MaxKuehn commented 5 years ago

In fact, I can always get right results throuh DOI, so I doubt whether the question is a true question. I have tried modifying your code, but I am not a programmer, I cannot solve it easily.

What I meant to illustrate with that example is, that a DOI in a search result is a text-blob that happens to be on an indexed page. Whether or not that page actually is the "correct" result depends on how the indexed pages handle DOIs and is subject to arbitrary changes in the future. On op of that, if I take my collection as an example: almost half of the items do not even have DOIs.

The criteria the plugin is currently using on the other hand are properties that you can use when you execute an advanced search with google scholar. Every piece of literature has a title, author(s) and a date of publishing. In combination they, for the most part, uniquely identify a publication.

So if I have to prioritize between different things to implement next, why would I go with something that might or might not, temporarily, work for about half of a collection and, for the most part, not make any difference for the actual result?

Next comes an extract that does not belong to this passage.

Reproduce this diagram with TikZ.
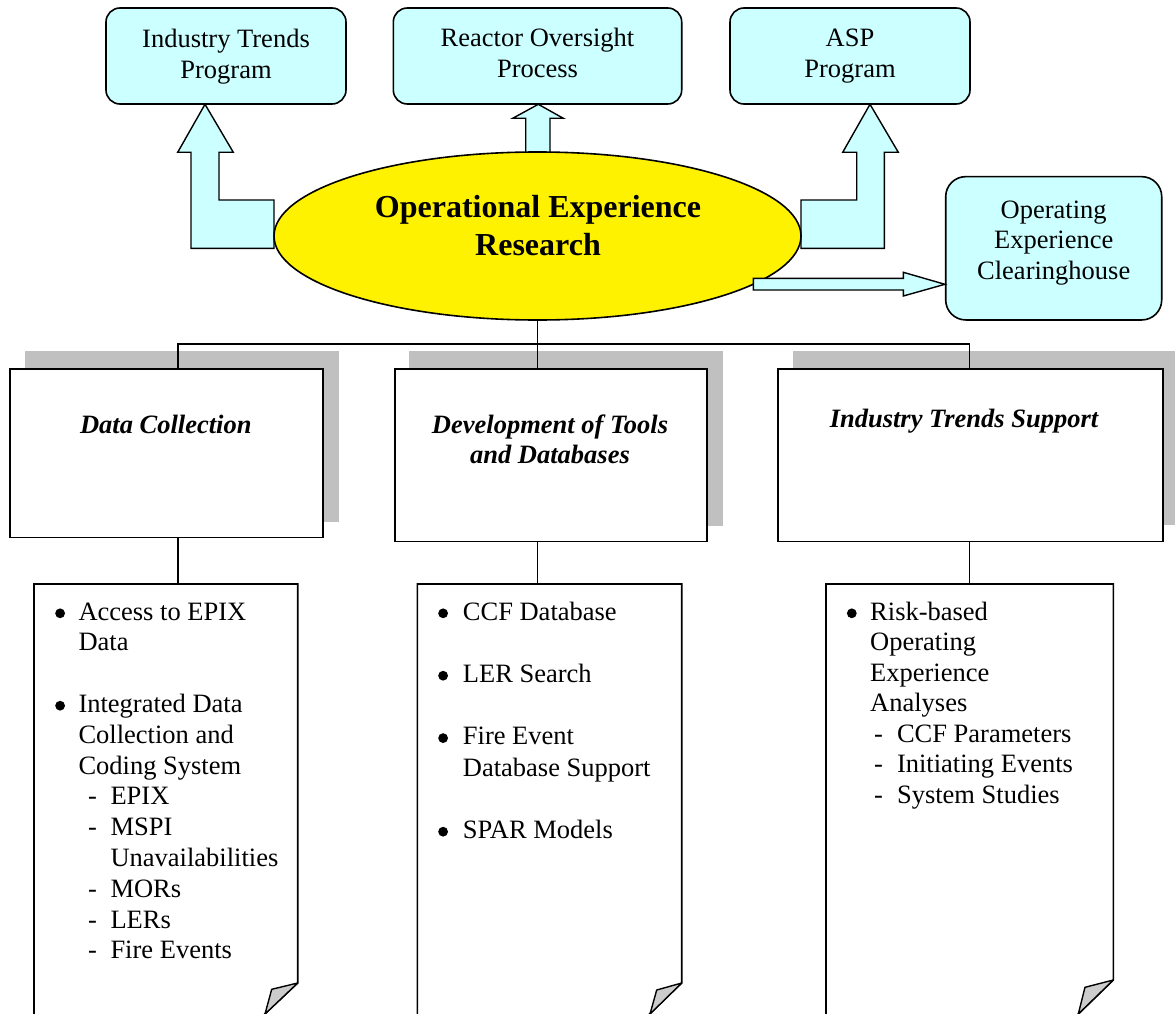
\documentclass[tikz,border=0pt]{standalone}
\usepackage{fontspec}
\setmainfont{Liberation Serif}
\usetikzlibrary{shapes.geometric,calc}
\definecolor{lcyan}{HTML}{CCFFFF}
\definecolor{shadeg}{HTML}{C0C0C0}
\definecolor{foldg}{HTML}{CCCCCC}
\newcommand\txt{\fontsize{26.5}{30.8}\selectfont}
\newcommand\ttl{\fontsize{32}{38}\selectfont\bfseries}
\newcommand\dotb{\tikz[baseline=0pt]{\fill (4.9pt,6.7pt) circle (4.9pt);}}
\newcommand\bl[2]{\hbox{\llap{\dotb\hspace{#1}}#2}}
\newcommand\pl[1]{\hbox{#1}}
\newcommand\sbi[3]{\hbox{\hspace*{#1}-\hspace*{#2}#3}}
\tikzset{
  topbox/.style={draw, line width=1.6pt, fill=lcyan, rounded corners=14pt, inner sep=0pt},
  blockarrow/.style={draw, line width=1.4pt, fill=lcyan, line join=miter},
  hdrbox/.style={draw, line width=1.6pt, fill=white, inner sep=0pt, anchor=north west},
  shadowbox/.style={fill=shadeg},
  lbl/.style={inner sep=0pt, anchor=base, font=\txt},
  tree/.style={line width=1.3pt},
  docbox/.style={draw, line width=1.6pt, fill=white},
  docarea/.style={inner sep=0pt, anchor=north west},
  fold/.style={draw, line width=1.4pt, fill=foldg, line join=round},
  doctext/.style={inner sep=0pt, anchor=base west},
}
\begin{document}
\begin{tikzpicture}[x=1pt, y=-1pt]
\clip (0,0) rectangle (1175,1014);

% top boxes
\node[topbox, minimum width=240pt, minimum height=96pt] (itp) at (226,56) {};
\node[lbl] (itpt) at (226,48) {\begin{tabular}[t]{@{}c@{}}Industry Trends\\Program\end{tabular}};
\node[topbox, minimum width=288.4pt, minimum height=96pt] (rop) at (537.5,56) {};
\node[lbl] (ropt) at (537.5,47) {\begin{tabular}[t]{@{}c@{}}Reactor Oversight\\Process\end{tabular}};
\node[topbox, minimum width=240pt, minimum height=96pt] (asp) at (850,56) {};
\node[lbl] (aspt) at (850,47) {\begin{tabular}[t]{@{}c@{}}ASP\\Program\end{tabular}};
\node[topbox, rounded corners=20pt, minimum width=216pt, minimum height=143.3pt] (oec) at (1053.7,248.3) {};
\node[lbl] (oect) at (1053.7,218) {\begin{tabular}[t]{@{}c@{}}Operating\\Experience\\Clearinghouse\end{tabular}};

% block arrows (under the ellipse)
\draw[blockarrow] (205,104.3) -- (233.3,152.3) -- (219,152.3) -- (219,200) -- (274,200) -- (274,248.3) -- (191,248.3) -- (191,152.3) -- (177.7,152.3) -- cycle;
\draw[blockarrow] (538.3,104.3) -- (563.3,118.3) -- (550,118.3) -- (550,165) -- (525.7,165) -- (525.7,118.3) -- (512.7,118.3) -- cycle;
\draw[blockarrow] (870,104.3) -- (898.3,152.3) -- (884.3,152.3) -- (884.3,248.3) -- (801,248.3) -- (801,200) -- (856.7,200) -- (856.7,152.3) -- (842.7,152.3) -- cycle;

% central ellipse
\node[draw, line width=1.6pt, fill=yellow, ellipse, minimum width=527pt, minimum height=168pt, inner sep=0pt] (oer) at (537.5,236) {};
\node[inner sep=0pt, anchor=base] (oert) at (538,217) {\ttl\begin{tabular}[t]{@{}c@{}}Operational Experience\\Research\end{tabular}};

% arrow to clearinghouse
\draw[blockarrow] (753.3,278.3) -- (903.3,278.3) -- (903.3,272.3) -- (oec.west |- 0,284.3) -- (903.3,296) -- (903.3,290) -- (753.3,290) -- cycle;

% header boxes with shadows
\fill[shadowbox] (25,351) rectangle (339.3,521.7);
\node[hdrbox, minimum width=313pt, minimum height=168.4pt] (hdr1) at (9.3,368.3) {};
\node[lbl, font=\txt\bfseries\itshape] (hdr1t) at (165.8,433) {Data Collection};

\fill[shadowbox] (409,351) rectangle (723.3,526);
\node[hdrbox, minimum width=312pt, minimum height=172.5pt] (hdr2) at (394,368.3) {};
\node[lbl, font=\txt\bfseries\itshape] (hdr2t) at (550,433) {\begin{tabular}[t]{@{}c@{}}Development of Tools\\and Databases\end{tabular}};

\fill[shadowbox] (792.7,351) rectangle (1180,525);
\node[hdrbox, minimum width=385pt, minimum height=172.4pt] (hdr3) at (777.3,368.3) {};
\node[lbl, font=\txt\bfseries\itshape] (hdr3t) at (964,427) {Industry Trends Support};

% tree connectors
\coordinate (bus) at (537.5,344);
\coordinate (c1) at (178,344);
\coordinate (c3) at (969.3,344);
\draw[tree] (oer.south) -- (bus);
\draw[tree] (c1 |- hdr1.north) -- (c1) -- (c3) -- (c3 |- hdr3.north);
\draw[tree] (bus) -- (bus |- hdr2.north);

% documents
\node[docarea, minimum width=263.7pt, minimum height=440pt] (doc1) at (34,584) {};
\draw[docbox] (34,1030) -- (34,584) -- (297.7,584) -- (297.7,983) -- (252,1026) -- (252,1030) -- cycle;
\draw[fold] (297.7,983) -- (271.7,989.3) -- (265,1014) -- cycle;

\node[docarea, minimum width=264.4pt, minimum height=440pt] (doc2) at (417.3,584) {};
\draw[docbox] (417.3,1030) -- (417.3,584) -- (681.7,584) -- (681.7,983) -- (637,1026) -- (637,1030) -- cycle;
\draw[fold] (681.7,983) -- (656.7,990) -- (650,1014) -- cycle;

\node[docarea, minimum width=287.3pt, minimum height=440pt] (doc3) at (826,584) {};
\draw[docbox] (826,1030) -- (826,584) -- (1113.3,584) -- (1113.3,980) -- (1066,1026) -- (1066,1030) -- cycle;
\draw[fold] (1113.3,980) -- (1085,987.3) -- (1078.3,1014) -- cycle;

\draw[tree] (c1 |- hdr1.south) -- (c1 |- doc1.north);
\draw[tree] (bus |- hdr2.south) -- (bus |- doc2.north);
\draw[tree] (c3 |- hdr3.south) -- (c3 |- doc3.north);

% document texts
\node[doctext] (doc1t) at (78.3,620) {\parbox[t]{220pt}{\txt
  \bl{13.5pt}{Access to EPIX}
  \pl{Data}
  \pl{}
  \bl{13.5pt}{Integrated Data}
  \pl{Collection and}
  \pl{Coding System}
  \sbi{9.7pt}{13.5pt}{EPIX}
  \sbi{9.7pt}{13.5pt}{MSPI}
  \pl{\hspace*{32pt}Unavailabilities}
  \sbi{9.7pt}{13.5pt}{MORs}
  \sbi{9.7pt}{13.5pt}{LERs}
  \sbi{9.7pt}{13.5pt}{Fire Events}}};

\node[doctext] (doc2t) at (462.7,620) {\parbox[t]{215pt}{\fontsize{26.5}{31.2}\selectfont
  \bl{14.9pt}{CCF Database}
  \pl{}
  \bl{14.9pt}{LER Search}
  \pl{}
  \bl{14.9pt}{Fire Event}
  \pl{Database Support}
  \pl{}
  \bl{14.9pt}{SPAR Models}}};

\node[doctext] (doc3t) at (870,620) {\parbox[t]{240pt}{\fontsize{26.5}{30.5}\selectfont
  \bl{13.5pt}{Risk-based}
  \pl{Operating}
  \pl{Experience}
  \pl{Analyses}
  \sbi{4pt}{14pt}{CCF Parameters}
  \sbi{4pt}{14pt}{Initiating Events}
  \sbi{4pt}{14pt}{System Studies}}};
\end{tikzpicture}
\end{document}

MaxwellGuo commented 5 years ago

When we using DOI, the first literature is always the one we want to find. Is possible to t ake advantage of this feature to make it work better?

maxsu commented 4 years ago

Regarding other engines, like Microsoft:

  1. APIs - Microsoft's academic knowledge api could be a real advantage.
  2. Disagreement between services - Unify results from different engines
    • Improves accuracy of a paper's citation count (finds missed citations)
    • Biggest challenge: A forward version of the citation matching problem (Compute the overlap of 2 forward citation lists)
    • DOI goes a long way here

As for renaming, I agree we'd need to reconceptualize the addon and start a new project, like "Zotero-Forward-Citations" or "FCite".